Target di atas ditetapkan dalam dokumen Nationally Determined Contribution (NDC) terbaru. Untuk mendukungnya, KKP menetapkan lima program prioritas untuk penerapan ekonomi biru.

Kelimanya adalah perluasan target kawasan konservasi perairan; penerapan kebijakan penangkapan ikan terukur (PIT) berbasis kuota; pengembangan budi daya perikanan ramah lingkungan, khususnya untuk komoditas unggulan ekspor seperti udang, kepiting, rumput laut, dan lobster.

Kemudian, pengelolaan berkelanjutan pesisir dan pulau-pulau kecil; dan terakhir adalah penanganan sampah plastik di laut melalui program Bulan Cinta Laut.
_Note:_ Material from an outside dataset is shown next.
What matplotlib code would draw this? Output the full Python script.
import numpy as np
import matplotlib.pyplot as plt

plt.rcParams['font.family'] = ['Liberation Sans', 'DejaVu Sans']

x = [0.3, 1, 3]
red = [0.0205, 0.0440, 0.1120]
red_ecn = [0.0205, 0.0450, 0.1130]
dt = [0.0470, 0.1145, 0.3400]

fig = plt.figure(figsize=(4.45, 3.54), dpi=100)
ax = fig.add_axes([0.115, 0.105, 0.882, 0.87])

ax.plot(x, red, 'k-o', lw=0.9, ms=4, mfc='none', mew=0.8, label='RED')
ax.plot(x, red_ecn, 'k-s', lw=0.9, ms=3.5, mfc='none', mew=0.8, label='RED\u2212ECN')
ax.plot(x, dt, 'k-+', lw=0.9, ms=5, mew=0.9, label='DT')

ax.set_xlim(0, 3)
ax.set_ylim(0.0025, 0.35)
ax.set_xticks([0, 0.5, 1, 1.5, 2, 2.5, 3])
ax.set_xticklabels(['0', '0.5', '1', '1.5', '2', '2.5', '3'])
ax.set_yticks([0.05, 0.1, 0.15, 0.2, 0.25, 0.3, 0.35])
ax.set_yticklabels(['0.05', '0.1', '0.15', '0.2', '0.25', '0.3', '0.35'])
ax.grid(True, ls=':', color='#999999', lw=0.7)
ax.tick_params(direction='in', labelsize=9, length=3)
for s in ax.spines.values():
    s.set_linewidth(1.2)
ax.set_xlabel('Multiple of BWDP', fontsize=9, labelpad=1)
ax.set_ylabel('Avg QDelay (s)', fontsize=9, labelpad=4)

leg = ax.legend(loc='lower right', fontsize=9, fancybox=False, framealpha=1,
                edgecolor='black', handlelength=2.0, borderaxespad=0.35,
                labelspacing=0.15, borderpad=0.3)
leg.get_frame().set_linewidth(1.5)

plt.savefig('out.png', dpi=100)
Semua program prioritas tersebut selalu dikampanyekan sejak setahun terakhir ini.

Bellicia A juga mengungkap kalau Pemerintah berani menyebutkan ekonomi biru sebagai kerangka kerja yang bisa menuntaskan permasalahan dalam tata kelola sektor kelautan dan perikanan. Kerangka tersebut menjadi penjabaran dari Rencana Pembangunan Jangka Panjang Nasional Indonesia (RPJPN) 2020-2025, dan RPJ Menengah Nasional (RPJMN) 2020-2024.
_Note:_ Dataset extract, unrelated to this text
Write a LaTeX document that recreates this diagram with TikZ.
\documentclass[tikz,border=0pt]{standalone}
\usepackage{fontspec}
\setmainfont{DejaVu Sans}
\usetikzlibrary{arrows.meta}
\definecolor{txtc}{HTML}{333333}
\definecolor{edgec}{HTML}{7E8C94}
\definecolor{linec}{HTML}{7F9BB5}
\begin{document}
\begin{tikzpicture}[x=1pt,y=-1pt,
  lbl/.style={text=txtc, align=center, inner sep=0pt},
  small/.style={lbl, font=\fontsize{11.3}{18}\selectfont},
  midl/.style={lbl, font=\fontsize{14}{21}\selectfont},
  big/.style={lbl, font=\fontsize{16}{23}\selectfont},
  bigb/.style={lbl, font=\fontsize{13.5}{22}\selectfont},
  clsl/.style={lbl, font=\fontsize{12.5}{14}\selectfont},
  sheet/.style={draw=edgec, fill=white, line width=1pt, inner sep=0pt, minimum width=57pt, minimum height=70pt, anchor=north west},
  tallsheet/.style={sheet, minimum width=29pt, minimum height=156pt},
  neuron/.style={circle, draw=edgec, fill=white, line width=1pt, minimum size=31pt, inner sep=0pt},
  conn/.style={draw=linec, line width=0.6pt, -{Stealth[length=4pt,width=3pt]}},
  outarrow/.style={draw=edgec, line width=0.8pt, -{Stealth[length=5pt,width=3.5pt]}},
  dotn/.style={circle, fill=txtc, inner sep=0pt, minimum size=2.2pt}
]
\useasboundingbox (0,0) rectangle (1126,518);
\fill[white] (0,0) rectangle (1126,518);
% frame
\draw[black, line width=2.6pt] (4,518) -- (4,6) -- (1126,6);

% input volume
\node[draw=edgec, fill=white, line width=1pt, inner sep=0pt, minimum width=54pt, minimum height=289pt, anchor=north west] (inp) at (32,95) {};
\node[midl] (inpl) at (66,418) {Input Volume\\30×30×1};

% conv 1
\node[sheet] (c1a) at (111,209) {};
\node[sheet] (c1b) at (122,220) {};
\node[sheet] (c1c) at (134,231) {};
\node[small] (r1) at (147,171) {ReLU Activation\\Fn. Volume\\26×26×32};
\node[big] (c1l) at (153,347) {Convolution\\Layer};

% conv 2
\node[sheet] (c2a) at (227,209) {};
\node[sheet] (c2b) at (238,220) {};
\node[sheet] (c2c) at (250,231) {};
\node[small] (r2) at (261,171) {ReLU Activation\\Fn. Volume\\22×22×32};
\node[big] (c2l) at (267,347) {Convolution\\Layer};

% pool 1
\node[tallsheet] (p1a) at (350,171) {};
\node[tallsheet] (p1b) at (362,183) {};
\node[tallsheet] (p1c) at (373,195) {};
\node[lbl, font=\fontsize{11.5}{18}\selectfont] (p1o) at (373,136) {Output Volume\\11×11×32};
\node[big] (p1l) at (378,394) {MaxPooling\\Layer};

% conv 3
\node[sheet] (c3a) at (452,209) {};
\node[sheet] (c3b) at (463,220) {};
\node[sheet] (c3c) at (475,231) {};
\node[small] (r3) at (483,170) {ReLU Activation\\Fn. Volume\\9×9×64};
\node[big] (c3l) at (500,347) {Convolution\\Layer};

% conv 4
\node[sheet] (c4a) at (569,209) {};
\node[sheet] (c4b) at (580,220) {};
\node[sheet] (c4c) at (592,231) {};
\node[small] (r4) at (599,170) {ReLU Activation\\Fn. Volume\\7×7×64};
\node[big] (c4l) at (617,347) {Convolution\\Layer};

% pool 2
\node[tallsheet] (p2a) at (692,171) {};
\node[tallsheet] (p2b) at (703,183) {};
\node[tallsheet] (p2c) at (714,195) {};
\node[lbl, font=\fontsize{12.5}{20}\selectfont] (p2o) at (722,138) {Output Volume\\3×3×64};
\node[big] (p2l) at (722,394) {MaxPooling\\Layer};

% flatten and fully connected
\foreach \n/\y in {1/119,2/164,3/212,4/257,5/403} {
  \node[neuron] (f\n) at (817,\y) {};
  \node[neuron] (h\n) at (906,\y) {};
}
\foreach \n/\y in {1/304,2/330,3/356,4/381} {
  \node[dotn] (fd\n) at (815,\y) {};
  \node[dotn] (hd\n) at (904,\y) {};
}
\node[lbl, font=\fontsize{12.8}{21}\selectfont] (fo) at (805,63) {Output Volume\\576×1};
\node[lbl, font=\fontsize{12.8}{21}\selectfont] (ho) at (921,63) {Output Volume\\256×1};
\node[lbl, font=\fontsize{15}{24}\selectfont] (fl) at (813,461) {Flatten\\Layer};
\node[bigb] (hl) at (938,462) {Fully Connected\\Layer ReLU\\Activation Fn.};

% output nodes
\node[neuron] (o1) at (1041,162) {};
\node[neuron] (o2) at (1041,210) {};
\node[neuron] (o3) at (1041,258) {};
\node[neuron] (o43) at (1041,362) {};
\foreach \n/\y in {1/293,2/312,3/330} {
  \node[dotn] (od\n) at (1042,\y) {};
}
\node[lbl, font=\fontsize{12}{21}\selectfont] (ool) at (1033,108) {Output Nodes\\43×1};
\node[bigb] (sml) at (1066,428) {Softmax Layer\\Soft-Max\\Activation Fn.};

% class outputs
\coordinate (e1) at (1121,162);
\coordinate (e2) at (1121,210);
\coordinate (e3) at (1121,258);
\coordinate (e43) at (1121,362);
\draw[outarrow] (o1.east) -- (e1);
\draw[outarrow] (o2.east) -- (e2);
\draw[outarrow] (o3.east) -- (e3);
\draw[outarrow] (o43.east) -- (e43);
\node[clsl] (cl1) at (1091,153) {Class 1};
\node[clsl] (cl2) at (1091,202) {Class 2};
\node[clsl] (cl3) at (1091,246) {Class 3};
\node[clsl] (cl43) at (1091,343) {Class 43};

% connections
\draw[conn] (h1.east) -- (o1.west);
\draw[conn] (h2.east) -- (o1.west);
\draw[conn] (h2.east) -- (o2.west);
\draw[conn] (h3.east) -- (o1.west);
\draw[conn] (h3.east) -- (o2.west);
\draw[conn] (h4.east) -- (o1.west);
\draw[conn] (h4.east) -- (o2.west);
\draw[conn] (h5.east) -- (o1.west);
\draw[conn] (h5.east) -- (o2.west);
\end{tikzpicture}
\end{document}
Pada berbagai kesempatan, Menteri Kelautan dan Perikanan Sakti Wahyu Trenggono mengumbar klaim bahwa ekonomi biru tak hanya akan memajukan subsektor perikanan tangkap saja. Melainkan juga, subsektor perikanan budi daya yang potensinya disebut masih sangat besar.

“Dampak ekonominya luar biasa, penyerapan tenaga kerjanya juga demikian, di mana kita tetapkan bahwa tenaga kerja di pelabuhan atau kapal-kapal harus mengutamakan ABK lokal, begitu juga di tambak-tambak yang dibangun,” ucap dia.